▶ _What you have to do_: Write out the full listing exactly as given, minus the images.

▶ _Data shown_:
- - - - -

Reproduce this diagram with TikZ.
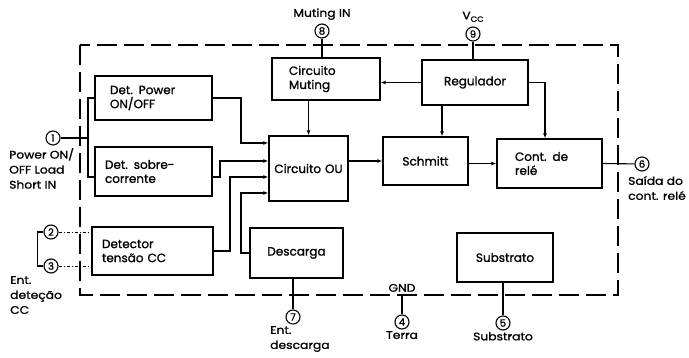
\documentclass[tikz,border=0pt]{standalone}
\usepackage{fontspec}
\setmainfont{Poppins}[FakeBold=1.2]
\newfontfamily\labfont{Poppins}[FakeBold=1.2, FakeStretch=1.12]
\usetikzlibrary{arrows.meta,calc}
\newcommand\blkbox[8]{%
 \pgfmathsetmacro\BxW{#4-#2}\pgfmathsetmacro\BxH{#5-#3}%
 \pgfmathsetmacro\BxT{#4-#2-2*#6}%
 \pgfmathsetmacro\BxX{(#2+#4)/2}\pgfmathsetmacro\BxY{(#3+#5)/2}%
 \node[blk, minimum width=\BxW pt, minimum height=\BxH pt, text width=\BxT pt, inner xsep=#6pt, align=#7] (#1) at (\BxX,\BxY) {#8};}
\tikzset{
 blk/.style={draw, line width=1.3pt, inner ysep=0pt, font=\fontsize{12}{14}\selectfont},
 pinc/.style={circle, draw, line width=1.1pt, minimum size=14pt, inner sep=0pt, font=\fontsize{10}{10}\selectfont},
 lab/.style={inner sep=0pt, align=left, font=\labfont\fontsize{11}{15}\selectfont},
 wire/.style={line width=1.1pt},
 arr/.style={line width=1.1pt, -{Latex[length=5pt,width=4pt]}},
 border/.style={line width=1.5pt, dash pattern=on 20pt off 7pt},
 dotw/.style={line width=0.9pt, dash pattern=on 3pt off 2pt on 1pt off 2pt}
}
\begin{document}
\begin{tikzpicture}[x=1pt,y=-1pt]
\useasboundingbox (0,0) rectangle (689,358);
% dashed IC outline
\draw[border] (80,45) rectangle (618,295);
% blocks
\blkbox{dpow}{95}{76}{212}{120}{15}{left}{Det. Power\\ON/OFF}
\blkbox{dsob}{95}{147}{212}{196}{10}{left}{Det. sobre-\\corrente}
\blkbox{dtc}{92}{227}{213}{275}{10}{left}{Detector\\tensão CC}
\blkbox{mut}{272}{58}{380}{100}{17}{left}{Circuito\\Muting}
\blkbox{reg}{422}{60}{528}{105}{4}{center}{Regulador}
\blkbox{ou}{269}{136}{348}{201}{1}{center}{Circuito OU}
\blkbox{sch}{383}{137}{468}{185}{4}{center}{Schmitt}
\blkbox{cont}{497}{139}{602}{188}{18}{left}{Cont. de\\relé}
\blkbox{dsc}{250}{228}{343}{278}{4}{center}{Descarga}
\blkbox{sub}{457}{233}{553}{282}{4}{center}{Substrato}
% pins
\node[pinc] (p8) at (322,31) {8};
\node[pinc] (p9) at (473,34) {9};
\node[pinc] (p1) at (53,138) {1};
\node[pinc] (p2) at (51,232) {2};
\node[pinc] (p3) at (51,266) {3};
\node[pinc] (p6) at (642,164) {6};
\node[pinc] (p7) at (293,317) {7};
\node[pinc] (p4) at (402,322) {4};
\node[pinc] (p5) at (503,323) {5};
% pin labels
\node[lab, anchor=south] (l8) at (322,20) {Muting IN};
\node[lab, anchor=south] (l9) at (473,22) {V\raisebox{-2.5pt}{\fontsize{7.5}{7.5}\selectfont CC}};
\node[lab, anchor=north west] (l1) at (9,148) {Power ON/\\OFF Load\\Short IN};
\node[lab, anchor=north west] (l23) at (10,276) {Ent.\\deteção\\CC};
\node[lab, anchor=north west] (l6) at (628,176) {Saída do\\cont. relé};
\node[lab, anchor=north west] (l7) at (270,326) {Ent.\\descarga};
\node[lab, anchor=south] (lgnd) at (402,292) {GND};
\node[lab, anchor=north] (l4) at (402,331) {Terra};
\node[lab, anchor=north] (l5) at (503,332) {Substrato};
% helper coordinates
\coordinate (b1) at (88,98);
\coordinate (b2) at (88,177);
\coordinate (y177) at (0,177);
\coordinate (j1) at (241,143);
\coordinate (j2) at (220,161);
\coordinate (j3) at (230,177);
\coordinate (j4) at (241,193);
\coordinate (x442) at (442,0);
\coordinate (x545) at (545,0);
\coordinate (g4) at (402,295);
% pin connections
\draw[wire] (p8) -- (p8 |- mut.north);
\draw[wire] (p9) -- (p9 |- reg.north);
\draw[wire] (p1) -- (p1 -| b1);
\draw[wire] (dpow.west) -- (b1) -- (b2) -- (b2 -| dsob.west);
\draw[wire] (p2.west) -- ++(-6,0) |- (p3.west);
\draw[dotw] (p2) -- (p2 -| dtc.west);
\draw[dotw] (p3) -- (p3 -| dtc.west);
\draw[wire] (cont.east) -- (p6);
\draw[wire] (p7 |- dsc.south) -- (p7);
\draw[wire] (g4) -- (p4);
\draw[wire] (p5 |- sub.south) -- (p5);
% internal signals
\draw[arr] (dpow.east) -| (j1) -- (j1 -| ou.west);
\draw[arr] (dsob.east |- y177) -| (j2) -- (j2 -| ou.west);
\draw[arr] (dtc.east) -| (j3) -- (j3 -| ou.west);
\draw[arr] (dsc.west) -| (j4) -- (j4 -| ou.west);
\draw[arr] (mut.south -| ou.north) -- (ou.north);
\draw[arr] (reg.west) -- (reg.west -| mut.east);
\draw[arr] (reg.south -| x442) -- (sch.north -| x442);
\draw[arr] (reg.east) -| (cont.north -| x545);
\draw[arr] (ou.east |- sch.west) -- (sch.west);
\draw[arr] (sch.east |- cont.west) -- (cont.west);
\end{tikzpicture}
\end{document}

- - - - -

▶ _Task result_:
Reproduce this diagram with TikZ.
\documentclass[tikz,border=0pt]{standalone}
\usepackage{fontspec}
\setmainfont{Poppins}[FakeBold=1.2]
\newfontfamily\labfont{Poppins}[FakeBold=1.2, FakeStretch=1.12]
\usetikzlibrary{arrows.meta,calc}
\newcommand\blkbox[8]{%
 \pgfmathsetmacro\BxW{#4-#2}\pgfmathsetmacro\BxH{#5-#3}%
 \pgfmathsetmacro\BxT{#4-#2-2*#6}%
 \pgfmathsetmacro\BxX{(#2+#4)/2}\pgfmathsetmacro\BxY{(#3+#5)/2}%
 \node[blk, minimum width=\BxW pt, minimum height=\BxH pt, text width=\BxT pt, inner xsep=#6pt, align=#7] (#1) at (\BxX,\BxY) {#8};}
\tikzset{
 blk/.style={draw, line width=1.3pt, inner ysep=0pt, font=\fontsize{12}{14}\selectfont},
 pinc/.style={circle, draw, line width=1.1pt, minimum size=14pt, inner sep=0pt, font=\fontsize{10}{10}\selectfont},
 lab/.style={inner sep=0pt, align=left, font=\labfont\fontsize{11}{15}\selectfont},
 wire/.style={line width=1.1pt},
 arr/.style={line width=1.1pt, -{Latex[length=5pt,width=4pt]}},
 border/.style={line width=1.5pt, dash pattern=on 20pt off 7pt},
 dotw/.style={line width=0.9pt, dash pattern=on 3pt off 2pt on 1pt off 2pt}
}
\begin{document}
\begin{tikzpicture}[x=1pt,y=-1pt]
\useasboundingbox (0,0) rectangle (689,358);
% dashed IC outline
\draw[border] (80,45) rectangle (618,295);
% blocks
\blkbox{dpow}{95}{76}{212}{120}{15}{left}{Det. Power\\ON/OFF}
\blkbox{dsob}{95}{147}{212}{196}{10}{left}{Det. sobre-\\corrente}
\blkbox{dtc}{92}{227}{213}{275}{10}{left}{Detector\\tensão CC}
\blkbox{mut}{272}{58}{380}{100}{17}{left}{Circuito\\Muting}
\blkbox{reg}{422}{60}{528}{105}{4}{center}{Regulador}
\blkbox{ou}{269}{136}{348}{201}{1}{center}{Circuito OU}
\blkbox{sch}{383}{137}{468}{185}{4}{center}{Schmitt}
\blkbox{cont}{497}{139}{602}{188}{18}{left}{Cont. de\\relé}
\blkbox{dsc}{250}{228}{343}{278}{4}{center}{Descarga}
\blkbox{sub}{457}{233}{553}{282}{4}{center}{Substrato}
% pins
\node[pinc] (p8) at (322,31) {8};
\node[pinc] (p9) at (473,34) {9};
\node[pinc] (p1) at (53,138) {1};
\node[pinc] (p2) at (51,232) {2};
\node[pinc] (p3) at (51,266) {3};
\node[pinc] (p6) at (642,164) {6};
\node[pinc] (p7) at (293,317) {7};
\node[pinc] (p4) at (402,322) {4};
\node[pinc] (p5) at (503,323) {5};
% pin labels
\node[lab, anchor=south] (l8) at (322,20) {Muting IN};
\node[lab, anchor=south] (l9) at (473,22) {V\raisebox{-2.5pt}{\fontsize{7.5}{7.5}\selectfont CC}};
\node[lab, anchor=north west] (l1) at (9,148) {Power ON/\\OFF Load\\Short IN};
\node[lab, anchor=north west] (l23) at (10,276) {Ent.\\deteção\\CC};
\node[lab, anchor=north west] (l6) at (628,176) {Saída do\\cont. relé};
\node[lab, anchor=north west] (l7) at (270,326) {Ent.\\descarga};
\node[lab, anchor=south] (lgnd) at (402,292) {GND};
\node[lab, anchor=north] (l4) at (402,331) {Terra};
\node[lab, anchor=north] (l5) at (503,332) {Substrato};
% helper coordinates
\coordinate (b1) at (88,98);
\coordinate (b2) at (88,177);
\coordinate (y177) at (0,177);
\coordinate (j1) at (241,143);
\coordinate (j2) at (220,161);
\coordinate (j3) at (230,177);
\coordinate (j4) at (241,193);
\coordinate (x442) at (442,0);
\coordinate (x545) at (545,0);
\coordinate (g4) at (402,295);
% pin connections
\draw[wire] (p8) -- (p8 |- mut.north);
\draw[wire] (p9) -- (p9 |- reg.north);
\draw[wire] (p1) -- (p1 -| b1);
\draw[wire] (dpow.west) -- (b1) -- (b2) -- (b2 -| dsob.west);
\draw[wire] (p2.west) -- ++(-6,0) |- (p3.west);
\draw[dotw] (p2) -- (p2 -| dtc.west);
\draw[dotw] (p3) -- (p3 -| dtc.west);
\draw[wire] (cont.east) -- (p6);
\draw[wire] (p7 |- dsc.south) -- (p7);
\draw[wire] (g4) -- (p4);
\draw[wire] (p5 |- sub.south) -- (p5);
% internal signals
\draw[arr] (dpow.east) -| (j1) -- (j1 -| ou.west);
\draw[arr] (dsob.east |- y177) -| (j2) -- (j2 -| ou.west);
\draw[arr] (dtc.east) -| (j3) -- (j3 -| ou.west);
\draw[arr] (dsc.west) -| (j4) -- (j4 -| ou.west);
\draw[arr] (mut.south -| ou.north) -- (ou.north);
\draw[arr] (reg.west) -- (reg.west -| mut.east);
\draw[arr] (reg.south -| x442) -- (sch.north -| x442);
\draw[arr] (reg.east) -| (cont.north -| x545);
\draw[arr] (ou.east |- sch.west) -- (sch.west);
\draw[arr] (sch.east |- cont.west) -- (cont.west);
\end{tikzpicture}
\end{document}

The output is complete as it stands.